Councillor of the City of Greater Bendigo for Lockwood Ward
- In office 2012–2016

Councillor of the City of Greater Bendigo for Kangaroo Flat Ward
- In office 2008–2012
- Preceded by: David Jones
- Succeeded by: Ward Abolished

Councillor of the Shire of Romsey for Lancefield Riding

Personal details
- Born: 10 May 1945
- Died: 19 October 2024 (aged 79)
- Spouse: Betty McPherson ​(m. 1964)​
- Children: 5

= Barry Lyons (mayor) =

Bendigo politician (1945–2024)

Laurence "Barry" Lyons (10 May 1945 – 19 October 2024) was an Australian politician who served as mayor of the City of Greater Bendigo from 2013 to 2014, as a councillor of the City of Greater Bendigo from 2008 to 2016, and as a councillor of the Shire of Romsey in the 1970s.

==Political career==
Lyons served as a member of the Shire of Romsey council in the 1970s, as a councillor for Lancefield Riding.

Lyons was first elected to the City of Greater Bendigo council in the 2008 election in the Kangaroo Flat Ward, achieving 42.04% of the primary vote and 51.76% of the two-candidate preferred vote, defeating incumbent councillor and former mayor David Jones.

In the 2012 election, Lyons contested the Lockwood Ward after new three-ward structure was introduced. He was elected with 12.66% of the vote.
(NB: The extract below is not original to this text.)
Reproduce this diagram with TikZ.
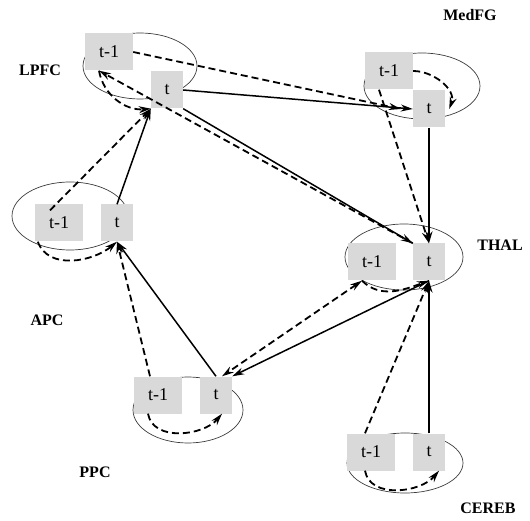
\documentclass[tikz,border=0pt]{standalone}
\usepackage{fontspec}
\setmainfont{Liberation Serif}
\usetikzlibrary{arrows.meta,positioning,calc}
\definecolor{boxgray}{RGB}{217,217,217}
\definecolor{rimgray}{RGB}{60,60,60}

\begin{document}
\begin{tikzpicture}[x=1pt,y=1pt,>={Stealth[length=12pt,width=7pt]},
    prevbox/.style={fill=boxgray, minimum width=48pt, minimum height=37pt, inner sep=0pt, font=\fontsize{18}{18}\selectfont},
    curbox/.style={prevbox, minimum width=32pt},
    area/.style={font=\bfseries\fontsize{16}{16}\selectfont},
    rim/.style={line width=0.7pt, rimgray},
    inst/.style={->, line width=1.5pt},
    lag/.style={->, line width=1.8pt, dash pattern=on 7pt off 4pt}]
    \useasboundingbox (0,0) rectangle (530,-521);

    % Region outlines
    \draw[rim] (140,-66) ellipse [x radius=57, y radius=33];
    \draw[rim] (422,-86) ellipse [x radius=58, y radius=33];
    \draw[rim] (70,-216) ellipse [x radius=58, y radius=34];
    \draw[rim] (404,-257) ellipse [x radius=59, y radius=33];
    \draw[rim] (188,-410) ellipse [x radius=55, y radius=33];
    \draw[rim] (405,-463) ellipse [x radius=58, y radius=30];

    % Time slices
    \node[prevbox] (lpfc1) at (109,-52) {t-1};
    \node[curbox] (lpfc) at (167,-90) {t};
    \node[prevbox] (medfg1) at (389,-71) {t-1};
    \node[curbox] (medfg) at (429,-109) {t};
    \node[prevbox] (apc1) at (59,-223) {t-1};
    \node[curbox] (apc) at (117,-223) {t};
    \node[prevbox] (thal1) at (372,-262) {t-1};
    \node[curbox] (thal) at (429,-262) {t};
    \node[prevbox] (ppc1) at (158,-395) {t-1};
    \node[curbox] (ppc) at (216,-395) {t};
    \node[prevbox] (cereb1) at (371,-452) {t-1};
    \node[curbox] (cereb) at (429,-452) {t};

    % Region names
    \node[area] (lpfcname) at (40,-70) {LPFC};
    \node[area] (medfgname) at (470,-15) {MedFG};
    \node[area] (apcname) at (47,-320) {APC};
    \node[area] (thalname) at (500,-245) {THAL};
    \node[area] (ppcname) at (95,-472) {PPC};
    \node[area] (cerebname) at (488,-508) {CEREB};

    % Self loops
    \draw[lag] ([xshift=-10pt]lpfc1.south) to[out=-80,in=185] (lpfc.south west);
    \draw[lag] (medfg1.east) to[out=0,in=70] ([xshift=4pt]medfg.east);
    \draw[lag] ([xshift=3pt]apc1.south west) to[out=-70,in=-140] (apc.south);
    \draw[lag] ([xshift=-10pt]thal1.south) to[out=-45,in=-160] (thal.south);
    \draw[lag] ([xshift=-10pt]ppc1.south) to[out=-80,in=-130] ([xshift=6pt]ppc.south);
    \draw[lag] ([xshift=-6pt]cereb1.south) to[out=-80,in=-130] ([xshift=10pt]cereb.south);

    % LPFC outputs
    \draw[inst] (lpfc.east) -- (medfg.west);
    \draw[lag] (lpfc1.east) -- ([xshift=-12pt]medfg.west);
    \draw[inst] (lpfc.south east) -- (thal.north west);
    \draw[lag] (thal.north west) -- ([xshift=-10pt]lpfc1.south);

    % MedFG to THAL
    \draw[inst] (medfg.south) -- (thal.north);
    \draw[lag] ([xshift=-10pt]medfg1.south) -- (thal.north);

    % CEREB to THAL
    \draw[inst] (cereb.north) -- (thal.south);
    \draw[lag] ([xshift=-6pt]cereb1.north) -- (thal.south);

    % THAL to PPC
    \draw[inst] (thal.south) -- (ppc.north east);
    \draw[lag, <->] ([xshift=-10pt]thal1.south) -- ([xshift=6pt]ppc.north);

    % PPC to APC
    \draw[inst] (ppc.north) -- (apc.south);
    \draw[lag] ([xshift=-8pt]ppc1.north) -- (apc.south);

    % APC to LPFC
    \draw[inst] (apc.north) -- (lpfc.south west);
    \draw[lag] ([xshift=-9pt,yshift=-6pt]apc1.north) -- (lpfc.south west);
\end{tikzpicture}
\end{document}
In November 2013, Lyons was elected mayor by the council for a one-year term. He held the role during a period that included significant public debate over the proposed construction of a mosque in the city. Lyons oversaw the development and completion of several infrastructure projects, including the Kangaroo Flat Leisure Centre (now Gurri Wanyarra) indoor pool, the redevelopment of the Bendigo Library, and the expansion of the Bendigo Art Gallery. He was involved in collaboration between local and state governments to support regional development, including sporting facility upgrades and investment initiatives.

In the 2016 election, Lyons lost his seat after winning only 9.78% of the primary vote. Lyons once again contested Lockwood Ward in the 2020 election, achieving 13.42% of the primary vote, but failed to win a seat.

== Personal life ==
Lyons married Betty McPherson on 30 October 1964. They had five children. In November 2023, Lyons was diagnosed with motor neuron disease. He died on 19 October 2024, aged 79, shortly before his 60th wedding anniversary.